● **Instructions for the task**:
Please retype the data in full and exactly; the pictures are not part of the copy.
────────────────
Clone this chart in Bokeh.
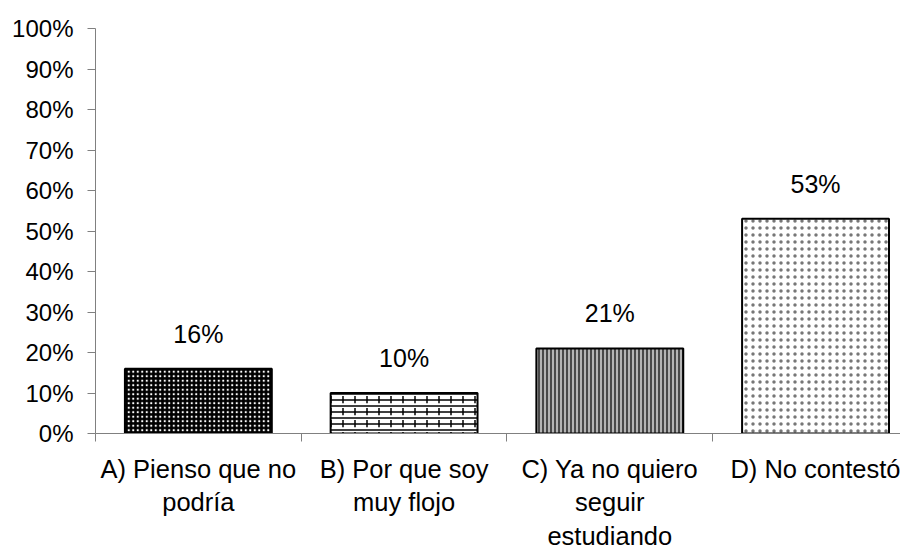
from bokeh.plotting import figure
from bokeh.models import ColumnDataSource, Range1d, FixedTicker, NumeralTickFormatter
from bokeh.embed import file_html
from bokeh.resources import INLINE
from bokeh.core.properties import value

categories = ["A) Pienso que no\npodría", "B) Por que soy\nmuy flojo",
              "C) Ya no quiero\nseguir\nestudiando", "D) No contestó"]
values = [0.16, 0.10, 0.21, 0.53]
value_labels = ["16%", "10%", "21%", "53%"]
y_ticks = [0.0, 0.1, 0.2, 0.3, 0.4, 0.5, 0.6, 0.7, 0.8, 0.9, 1.0]

# styling per bar
fill_colors = ["black", "white", "#b4b4b4", "white"]
hatch_patterns = ["dot", "horizontal_line", "vertical_line", "dot"]
hatch_colors = ["white", "black", "black", "#777777"]
hatch_scales = [4.5, 6, 4, 7]
hatch_weights = [1.5, 1.5, 1.2, 1.1]
overlay_patterns = [" ", "vertical_dash", " ", " "]

FONT = "Liberation Sans"
xs = list(range(len(categories)))

src = ColumnDataSource(dict(x=xs, top=values, lab=value_labels,
                            fill=fill_colors, hp=hatch_patterns, hc=hatch_colors,
                            hs=hatch_scales, hw=hatch_weights, op=overlay_patterns))

p = figure(width=900, height=552, output_backend="svg", toolbar_location=None,
           x_range=Range1d(-0.5, 3.413), y_range=Range1d(0, 1),
           min_border_left=95, min_border_top=28, min_border_right=0, min_border_bottom=10)
p.outline_line_color = None
p.xgrid.grid_line_color = None
p.ygrid.grid_line_color = None

p.vbar(x="x", top="top", bottom=0, width=0.714, source=src,
       fill_color="fill", hatch_pattern="hp", hatch_color="hc",
       hatch_scale="hs", hatch_weight="hw", line_color=None)
p.vbar(x="x", top="top", bottom=0, width=0.714, source=src,
       fill_color=None, hatch_pattern="op", hatch_color="black",
       hatch_scale=12, hatch_weight=1.5, line_color="black", line_width=2)

p.text(x="x", y="top", text="lab", source=src, text_align="center",
       text_baseline="alphabetic", y_offset=-35, text_font=value(FONT),
       text_font_size="25px", text_color="black")

# y axis
ya = p.yaxis[0]
ya.ticker = FixedTicker(ticks=y_ticks, minor_ticks=[])
ya.formatter = NumeralTickFormatter(format="0%")
ya.axis_line_color = "#808080"
ya.major_tick_line_color = "#808080"
ya.major_tick_out = 8
ya.major_tick_in = 0
ya.minor_tick_line_color = None
ya.major_label_standoff = 14
ya.major_label_text_font = FONT
ya.major_label_text_font_size = "24px"
ya.major_label_text_color = "black"

# x axis
xa = p.xaxis[0]
xa.ticker = FixedTicker(ticks=xs, minor_ticks=[-0.5, 0.5, 1.5, 2.5, 3.5])
xa.major_label_overrides = {i: c for i, c in zip(xs, categories)}
xa.axis_line_color = "#808080"
xa.major_tick_line_color = None
xa.major_tick_out = 0
xa.major_tick_in = 0
xa.minor_tick_line_color = "#808080"
xa.minor_tick_out = 8
xa.minor_tick_in = 0
xa.major_label_standoff = 13
xa.major_label_text_font = FONT
xa.major_label_text_font_size = "25.5px"
xa.major_label_text_color = "black"

open("out.html", "w").write(file_html(p, INLINE))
────────────────
● **Output for this task**:
Clone this chart in Bokeh.
from bokeh.plotting import figure
from bokeh.models import ColumnDataSource, Range1d, FixedTicker, NumeralTickFormatter
from bokeh.embed import file_html
from bokeh.resources import INLINE
from bokeh.core.properties import value

categories = ["A) Pienso que no\npodría", "B) Por que soy\nmuy flojo",
              "C) Ya no quiero\nseguir\nestudiando", "D) No contestó"]
values = [0.16, 0.10, 0.21, 0.53]
value_labels = ["16%", "10%", "21%", "53%"]
y_ticks = [0.0, 0.1, 0.2, 0.3, 0.4, 0.5, 0.6, 0.7, 0.8, 0.9, 1.0]

# styling per bar
fill_colors = ["black", "white", "#b4b4b4", "white"]
hatch_patterns = ["dot", "horizontal_line", "vertical_line", "dot"]
hatch_colors = ["white", "black", "black", "#777777"]
hatch_scales = [4.5, 6, 4, 7]
hatch_weights = [1.5, 1.5, 1.2, 1.1]
overlay_patterns = [" ", "vertical_dash", " ", " "]

FONT = "Liberation Sans"
xs = list(range(len(categories)))

src = ColumnDataSource(dict(x=xs, top=values, lab=value_labels,
                            fill=fill_colors, hp=hatch_patterns, hc=hatch_colors,
                            hs=hatch_scales, hw=hatch_weights, op=overlay_patterns))

p = figure(width=900, height=552, output_backend="svg", toolbar_location=None,
           x_range=Range1d(-0.5, 3.413), y_range=Range1d(0, 1),
           min_border_left=95, min_border_top=28, min_border_right=0, min_border_bottom=10)
p.outline_line_color = None
p.xgrid.grid_line_color = None
p.ygrid.grid_line_color = None

p.vbar(x="x", top="top", bottom=0, width=0.714, source=src,
       fill_color="fill", hatch_pattern="hp", hatch_color="hc",
       hatch_scale="hs", hatch_weight="hw", line_color=None)
p.vbar(x="x", top="top", bottom=0, width=0.714, source=src,
       fill_color=None, hatch_pattern="op", hatch_color="black",
       hatch_scale=12, hatch_weight=1.5, line_color="black", line_width=2)

p.text(x="x", y="top", text="lab", source=src, text_align="center",
       text_baseline="alphabetic", y_offset=-35, text_font=value(FONT),
       text_font_size="25px", text_color="black")

# y axis
ya = p.yaxis[0]
ya.ticker = FixedTicker(ticks=y_ticks, minor_ticks=[])
ya.formatter = NumeralTickFormatter(format="0%")
ya.axis_line_color = "#808080"
ya.major_tick_line_color = "#808080"
ya.major_tick_out = 8
ya.major_tick_in = 0
ya.minor_tick_line_color = None
ya.major_label_standoff = 14
ya.major_label_text_font = FONT
ya.major_label_text_font_size = "24px"
ya.major_label_text_color = "black"

# x axis
xa = p.xaxis[0]
xa.ticker = FixedTicker(ticks=xs, minor_ticks=[-0.5, 0.5, 1.5, 2.5, 3.5])
xa.major_label_overrides = {i: c for i, c in zip(xs, categories)}
xa.axis_line_color = "#808080"
xa.major_tick_line_color = None
xa.major_tick_out = 0
xa.major_tick_in = 0
xa.minor_tick_line_color = "#808080"
xa.minor_tick_out = 8
xa.minor_tick_in = 0
xa.major_label_standoff = 13
xa.major_label_text_font = FONT
xa.major_label_text_font_size = "25.5px"
xa.major_label_text_color = "black"

open("out.html", "w").write(file_html(p, INLINE))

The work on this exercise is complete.